Recent Accounting Pronouncements
Recently Adopted Accounting Pronouncements
In December 2023, the FASB issued ASU 2023-09, Income Taxes (Topic 740): Improvements to Income Tax Disclosures, which requires public entities, on an annual basis, to provide disclosure of specific categories in the rate reconciliation, as well as disclosure of income taxes paid disaggregated by jurisdiction. ASU 2023-09 is effective for fiscal years beginning after December 15, 2024, with early adoption permitted. The Company adopted the standard during 2025 and applied the disclosure retrospectively to all prior periods presented in the financial statements. The adoption of ASU 2023-09 did not have an impact on the Company's consolidated financial position, results of operations or cash flows. See Note (11) "Income Taxes" for further information.

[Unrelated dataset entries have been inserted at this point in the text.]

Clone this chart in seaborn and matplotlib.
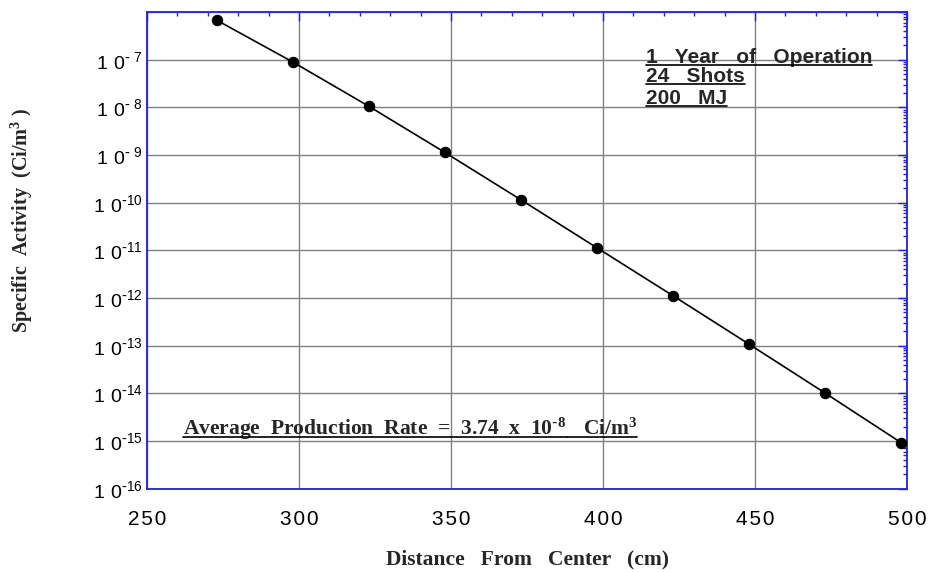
import matplotlib
matplotlib.use("Agg")
import numpy as np
import pandas as pd
import seaborn as sns
import matplotlib.pyplot as plt
from matplotlib.lines import Line2D
from matplotlib.ticker import FixedLocator, MultipleLocator, LogLocator, NullFormatter, FixedFormatter

# ---- data ----
distance_cm = [273, 298, 323, 348, 373, 398, 423, 448, 473, 498]
activity = [6.7e-7, 8.9e-8, 1.05e-8, 1.13e-9, 1.15e-10, 1.13e-11,
            1.12e-12, 1.08e-13, 1.02e-14, 9.3e-16]
x_ticks = [250, 300, 350, 400, 450, 500]
y_exponents = [-16, -15, -14, -13, -12, -11, -10, -9, -8, -7, -6]
info_lines = ["1   Year   of   Operation", "24   Shots", "200   MJ"]
rate_text = r"Average  Production  Rate  =  3.74  x  10$^{\text{-}8}$"
rate_unit = r"   Ci/m$^{3}$"

sns.set_style("white")
plt.rcParams["font.family"] = ["Liberation Sans", "DejaVu Sans"]
plt.rcParams["mathtext.default"] = "regular"

AXCOL = "#2323d2"
SERIF = ["Liberation Serif", "DejaVu Serif"]

fig = plt.figure(figsize=(9.3, 5.72), dpi=100)
ax = fig.add_axes([147 / 930, 1 - 488.7 / 572, 760 / 930, 476.7 / 572])

df = pd.DataFrame({"distance": distance_cm, "activity": activity})
sns.lineplot(data=df, x="distance", y="activity", ax=ax, color="black",
             linewidth=1.2, marker="o", markersize=7.5, markeredgecolor="black",
             markerfacecolor="black", zorder=5)

ax.set_yscale("log")
ax.set_xlim(250, 500)
ax.set_ylim(1e-16, 1e-6)

# ticks
ax.xaxis.set_major_locator(FixedLocator(x_ticks))
ax.xaxis.set_minor_locator(MultipleLocator(10))
ax.set_xticklabels(["\u200a".join(str(t)) for t in x_ticks])

yt = [10.0 ** e for e in y_exponents]
ax.yaxis.set_major_locator(FixedLocator(yt))
labels = []
for e in y_exponents:
    if e == -6:
        labels.append("")
    else:
        n = -e
        exp = r"\text{-}\ %d" % n if n < 10 else r"\text{-}%d" % n
        labels.append(r"$\mathregular{1\ 0^{%s}}$" % exp)
ax.yaxis.set_major_formatter(FixedFormatter(labels))
ax.yaxis.set_minor_locator(LogLocator(base=10, subs=np.arange(2, 10), numticks=100))
ax.yaxis.set_minor_formatter(NullFormatter())

ax.tick_params(axis="both", which="major", direction="in", length=6.5, width=1.0,
               color=AXCOL, top=True, right=True, labelsize=14, labelcolor="black")
ax.tick_params(axis="both", which="minor", direction="in", length=3, width=1.0,
               color=AXCOL, top=True, right=True)
ax.tick_params(axis="x", which="major", pad=15, labelsize=15)
ax.tick_params(axis="y", which="major", pad=3)

for s in ax.spines.values():
    s.set_color(AXCOL)
    s.set_linewidth(1.3)
    s.set_visible(True)

ax.grid(True, which="major", color="#808080", linewidth=1.0)
ax.set_axisbelow(True)

ax.set_xlabel("Distance   From   Center   (cm)", family=SERIF, fontweight="bold",
              fontsize=15.5, labelpad=15)
ax.set_ylabel("Specific  Activity  (Ci/m$^{3}$ )", family=SERIF, fontweight="bold",
              fontsize=14.5)
ax.yaxis.set_label_coords(-0.147, 0.5637)

# annotations
texts = []
ys = [0.8936, 0.8525, 0.807]
for line, yy in zip(info_lines, ys):
    t = ax.text(0.6566, yy, line, transform=ax.transAxes, fontsize=15,
                fontweight="bold", va="baseline", ha="left")
    texts.append(t)

t1 = ax.text(0.0478, 0.1133, rate_text, transform=ax.transAxes, family=SERIF,
             fontsize=15.5, fontweight="bold", va="baseline", ha="left")
texts.append(t1)

fig.canvas.draw()
r = fig.canvas.get_renderer()
bb1 = t1.get_window_extent(r)
x2 = ax.transAxes.inverted().transform((bb1.x1, 0))[0]
t2 = ax.text(x2, 0.1133, rate_unit, transform=ax.transAxes, family=SERIF,
             fontsize=15.5, fontweight="bold", va="baseline", ha="left")
texts.append(t2)
fig.canvas.draw()

inv = fig.transFigure.inverted()
for t in texts:
    bb = t.get_window_extent(r)
    base_y = ax.transAxes.transform(t.get_position())[1]
    yline = base_y - 2
    (fx0, fy), (fx1, _) = inv.transform([(bb.x0, yline), (bb.x1, yline)])
    fig.add_artist(Line2D([fx0, fx1], [fy, fy], transform=fig.transFigure,
                          color="black", linewidth=1.2))

fig.savefig("out.png", dpi=100)
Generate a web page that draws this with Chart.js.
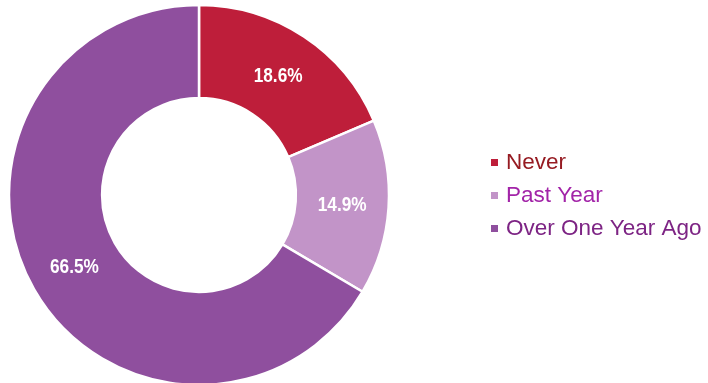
<!DOCTYPE html>
<html>
<head>
<meta charset="utf-8">
<script src="https://cdn.jsdelivr.net/npm/chart.js@4/dist/chart.umd.min.js"></script>
<style>
  html, body { margin: 0; padding: 0; background: #fff; }
  #wrap { position: relative; width: 708px; height: 383px; }
</style>
</head>
<body>
<div id="wrap"><canvas id="myChart" width="708" height="383"></canvas></div>
<script>
// survey answers, percent of respondents
var categories = ['Never', 'Past Year', 'Over One Year Ago'];
var shares = [18.6, 14.9, 66.5];
var sliceColors = ['#BE1E3A', '#C294C8', '#8F4F9E'];
var legendTextColors = ['#961B22', '#A224A8', '#7D2484'];

// white percent label in the middle of every slice (squeezed to look narrow)
var sliceLabels = {
    id: 'sliceLabels',
    afterDatasetsDraw: function(chart) {
        var ctx = chart.ctx;
        var meta = chart.getDatasetMeta(0);
        meta.data.forEach(function(arc, i) {
            var pos = arc.tooltipPosition();
            ctx.save();
            ctx.translate(pos.x, pos.y);
            ctx.scale(0.82, 1);
            ctx.fillStyle = '#ffffff';
            ctx.font = 'bold 21px "Liberation Sans", Arial, sans-serif';
            ctx.textAlign = 'center';
            ctx.textBaseline = 'middle';
            ctx.fillText(shares[i].toFixed(1) + '%', 0, 1);
            ctx.restore();
        });
    }
};

// legend on the right, each entry in its own colour
var sideLegend = {
    id: 'sideLegend',
    afterDraw: function(chart) {
        var ctx = chart.ctx;
        ctx.save();
        ctx.font = '22.5px "Liberation Sans", Arial, sans-serif';
        ctx.textBaseline = 'alphabetic';
        for (var i = 0; i < categories.length; i++) {
            var y = 169 + i * 33;
            ctx.fillStyle = sliceColors[i];
            ctx.fillRect(491, y - 10, 7, 7);
            ctx.fillStyle = legendTextColors[i];
            ctx.fillText(categories[i], 506, y);
        }
        ctx.restore();
    }
};

var ctx = document.getElementById('myChart').getContext('2d');
var myChart = new Chart(ctx, {
    type: 'doughnut',
    data: {
        labels: categories,
        datasets: [{
            data: shares,
            backgroundColor: sliceColors,
            borderColor: '#ffffff',
            borderWidth: 2.5,
            radius: 190,
            cutout: '51%'
        }]
    },
    options: {
        responsive: false,
        animation: false,
        layout: { padding: { left: 0, right: 310, top: 7, bottom: 0 } },
        plugins: {
            legend: { display: false },
            tooltip: { enabled: false }
        }
    },
    plugins: [sliceLabels, sideLegend]
});
</script>
</body>
</html>
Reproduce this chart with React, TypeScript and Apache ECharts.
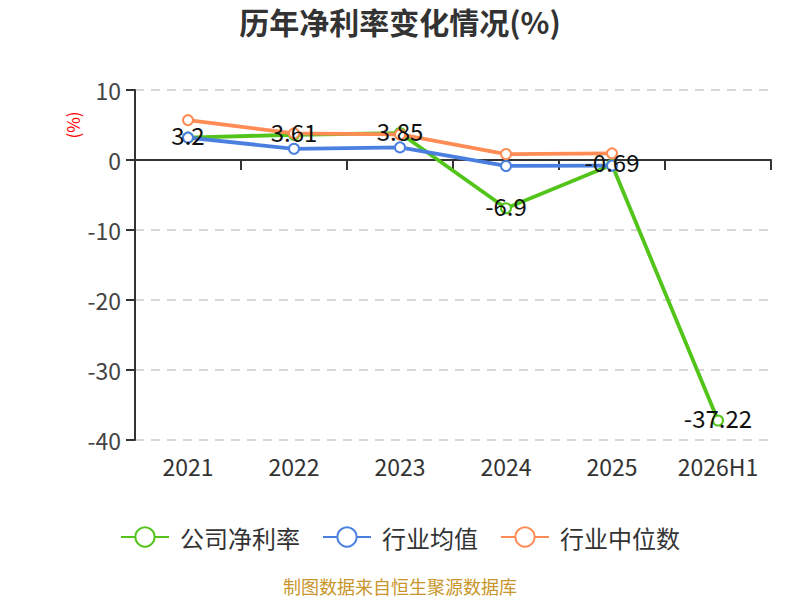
import React, { useEffect, useRef } from "react";
import * as echarts from "echarts";

const categories = ["2021", "2022", "2023", "2024", "2025", "2026H1"];
const companyRate = [3.2, 3.61, 3.85, -6.9, -0.69, -37.22];
const industryAvg = [3.2, 1.6, 1.8, -0.85, -0.8, null];
const industryMedian = [5.7, 3.8, 3.65, 0.85, 0.95, null];
const yTicks = { min: -40, max: 10, interval: 10 };

export default function App() {
  const ref = useRef<HTMLDivElement>(null);
  useEffect(() => {
    document.body.style.margin = "0";
    const chart = echarts.init(ref.current!, null, { renderer: "svg" });
    const font = "'Noto Sans CJK SC', 'Noto Sans', sans-serif";
    const mkSeries = (name: string, data: any[], color: string, label: boolean) => ({
      name,
      type: "line",
      data,
      xAxisIndex: 0,
      symbol: "emptyCircle",
      symbolSize: 10,
      lineStyle: { color, width: 3.8 },
      itemStyle: { color, borderWidth: 2 },
      label: label
        ? { show: true, position: "inside", offset: [0, -3], fontSize: 24, color: "#111", fontFamily: font }
        : { show: false },
    });
    chart.setOption({
      animation: false,
      textStyle: { fontFamily: font },
      title: {
        text: "历年净利率变化情况(%)",
        left: "center",
        top: 1,
        textStyle: { fontSize: 30, fontWeight: "bold", color: "#333", fontFamily: font },
      },
      grid: { left: 135, right: 29, top: 90, bottom: 160 },
      legend: {
        top: 520,
        left: "center",
        itemWidth: 48,
        itemHeight: 24,
        itemGap: 22,
        textStyle: { fontSize: 24, color: "#333", fontFamily: font, padding: [0, 0, 0, 6] },
        data: ["公司净利率", "行业均值", "行业中位数"],
      },
      graphic: [
        {
          type: "text",
          left: "center",
          top: 577,
          style: { text: "制图数据来自恒生聚源数据库", fontSize: 18, fill: "#c8962a", fontFamily: font },
        },
        {
          type: "text",
          x: 72,
          y: 125,
          rotation: Math.PI / 2,
          style: {
            text: "(%)",
            fontSize: 17,
            fill: "red",
            fontFamily: font,
            align: "center",
            verticalAlign: "middle",
          },
        },
      ],
      xAxis: [
        {
          type: "category",
          data: categories,
          boundaryGap: true,
          axisLine: { show: true, onZero: true, lineStyle: { color: "#333", width: 2 } },
          axisTick: { show: true, length: 10, lineStyle: { color: "#333", width: 2 } },
          axisLabel: { show: false },
          splitLine: { show: false },
        },
        {
          type: "category",
          data: categories,
          position: "bottom",
          boundaryGap: true,
          axisLine: { show: false, onZero: false },
          axisTick: { show: false },
          axisLabel: { show: true, fontSize: 23, color: "#333", margin: 14, fontFamily: font },
        },
      ],
      yAxis: {
        type: "value",
        min: yTicks.min,
        max: yTicks.max,
        interval: yTicks.interval,
        axisLine: { show: true, lineStyle: { color: "#333", width: 2 } },
        axisTick: { show: true, length: 9, lineStyle: { color: "#333", width: 2 } },
        axisLabel: { fontSize: 23, color: "#444", margin: 14, fontFamily: font },
        splitLine: { show: true, lineStyle: { color: "#ccc", type: [9, 7], width: 1.5 } },
      },
      series: [
        mkSeries("公司净利率", companyRate, "#52c41a", true),
        mkSeries("行业均值", industryAvg, "#4a7fe0", false),
        mkSeries("行业中位数", industryMedian, "#ff8c55", false),
      ],
    });
    return () => chart.dispose();
  }, []);
  return <div ref={ref} style={{ width: 800, height: 600 }} />;
}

Recently Issued Accounting Pronouncements Not Yet Adopted
In November 2024, the FASB issued ASU 2024-03, Income Statement—Reporting Comprehensive Income—Expense Disaggregation Disclosures (Subtopic 220-40): Disaggregation of Income Statement Expenses, which requires public entities to disclose additional information about specific expense categories in the notes to the financial statements. ASU 2024-03 is effective for fiscal years beginning after December 15, 2026, and for interim periods within fiscal years beginning after December 15, 2027, with early adoption permitted. The adoption will not have an impact on the Company's consolidated financial position, results of operations or cash flows. The Company is currently evaluating the impact that adoption of ASU 2024-03 will have on its disclosures.